Aim:
Your task is to print the material below exactly as presented.

Given data:

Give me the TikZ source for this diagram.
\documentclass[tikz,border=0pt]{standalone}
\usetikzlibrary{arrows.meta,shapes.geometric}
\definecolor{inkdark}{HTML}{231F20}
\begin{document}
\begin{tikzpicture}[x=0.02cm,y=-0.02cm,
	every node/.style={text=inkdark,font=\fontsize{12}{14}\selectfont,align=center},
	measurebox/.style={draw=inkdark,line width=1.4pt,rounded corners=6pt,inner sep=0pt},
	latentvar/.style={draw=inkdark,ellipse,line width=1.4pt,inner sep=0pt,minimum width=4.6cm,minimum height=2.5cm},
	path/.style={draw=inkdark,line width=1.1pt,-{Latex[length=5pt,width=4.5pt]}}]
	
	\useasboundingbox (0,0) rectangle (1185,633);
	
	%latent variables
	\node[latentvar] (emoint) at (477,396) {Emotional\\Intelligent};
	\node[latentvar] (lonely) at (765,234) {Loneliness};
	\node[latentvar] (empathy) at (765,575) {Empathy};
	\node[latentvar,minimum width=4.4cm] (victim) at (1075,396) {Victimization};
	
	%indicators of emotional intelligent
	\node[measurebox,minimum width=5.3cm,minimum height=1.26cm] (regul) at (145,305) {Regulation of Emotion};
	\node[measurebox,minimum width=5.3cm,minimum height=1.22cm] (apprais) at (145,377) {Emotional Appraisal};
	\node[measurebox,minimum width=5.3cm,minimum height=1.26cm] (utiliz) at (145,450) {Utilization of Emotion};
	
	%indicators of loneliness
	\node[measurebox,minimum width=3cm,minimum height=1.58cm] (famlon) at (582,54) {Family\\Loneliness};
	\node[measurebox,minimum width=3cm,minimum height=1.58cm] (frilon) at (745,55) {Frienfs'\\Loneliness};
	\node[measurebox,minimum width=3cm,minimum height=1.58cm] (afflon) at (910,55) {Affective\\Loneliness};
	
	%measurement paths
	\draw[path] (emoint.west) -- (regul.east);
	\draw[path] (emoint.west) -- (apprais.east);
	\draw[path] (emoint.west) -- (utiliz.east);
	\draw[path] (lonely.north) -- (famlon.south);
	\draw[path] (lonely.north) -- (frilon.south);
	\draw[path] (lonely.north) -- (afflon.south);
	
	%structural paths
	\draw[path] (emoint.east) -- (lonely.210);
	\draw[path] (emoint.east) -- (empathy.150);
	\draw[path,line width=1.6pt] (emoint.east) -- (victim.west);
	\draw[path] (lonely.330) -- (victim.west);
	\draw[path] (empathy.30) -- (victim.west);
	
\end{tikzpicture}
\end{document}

Answer to the task:
Give me the TikZ source for this diagram.
\documentclass[tikz,border=0pt]{standalone}
\usetikzlibrary{arrows.meta,shapes.geometric}
\definecolor{inkdark}{HTML}{231F20}
\begin{document}
\begin{tikzpicture}[x=0.02cm,y=-0.02cm,
	every node/.style={text=inkdark,font=\fontsize{12}{14}\selectfont,align=center},
	measurebox/.style={draw=inkdark,line width=1.4pt,rounded corners=6pt,inner sep=0pt},
	latentvar/.style={draw=inkdark,ellipse,line width=1.4pt,inner sep=0pt,minimum width=4.6cm,minimum height=2.5cm},
	path/.style={draw=inkdark,line width=1.1pt,-{Latex[length=5pt,width=4.5pt]}}]
	
	\useasboundingbox (0,0) rectangle (1185,633);
	
	%latent variables
	\node[latentvar] (emoint) at (477,396) {Emotional\\Intelligent};
	\node[latentvar] (lonely) at (765,234) {Loneliness};
	\node[latentvar] (empathy) at (765,575) {Empathy};
	\node[latentvar,minimum width=4.4cm] (victim) at (1075,396) {Victimization};
	
	%indicators of emotional intelligent
	\node[measurebox,minimum width=5.3cm,minimum height=1.26cm] (regul) at (145,305) {Regulation of Emotion};
	\node[measurebox,minimum width=5.3cm,minimum height=1.22cm] (apprais) at (145,377) {Emotional Appraisal};
	\node[measurebox,minimum width=5.3cm,minimum height=1.26cm] (utiliz) at (145,450) {Utilization of Emotion};
	
	%indicators of loneliness
	\node[measurebox,minimum width=3cm,minimum height=1.58cm] (famlon) at (582,54) {Family\\Loneliness};
	\node[measurebox,minimum width=3cm,minimum height=1.58cm] (frilon) at (745,55) {Frienfs'\\Loneliness};
	\node[measurebox,minimum width=3cm,minimum height=1.58cm] (afflon) at (910,55) {Affective\\Loneliness};
	
	%measurement paths
	\draw[path] (emoint.west) -- (regul.east);
	\draw[path] (emoint.west) -- (apprais.east);
	\draw[path] (emoint.west) -- (utiliz.east);
	\draw[path] (lonely.north) -- (famlon.south);
	\draw[path] (lonely.north) -- (frilon.south);
	\draw[path] (lonely.north) -- (afflon.south);
	
	%structural paths
	\draw[path] (emoint.east) -- (lonely.210);
	\draw[path] (emoint.east) -- (empathy.150);
	\draw[path,line width=1.6pt] (emoint.east) -- (victim.west);
	\draw[path] (lonely.330) -- (victim.west);
	\draw[path] (empathy.30) -- (victim.west);
	
\end{tikzpicture}
\end{document}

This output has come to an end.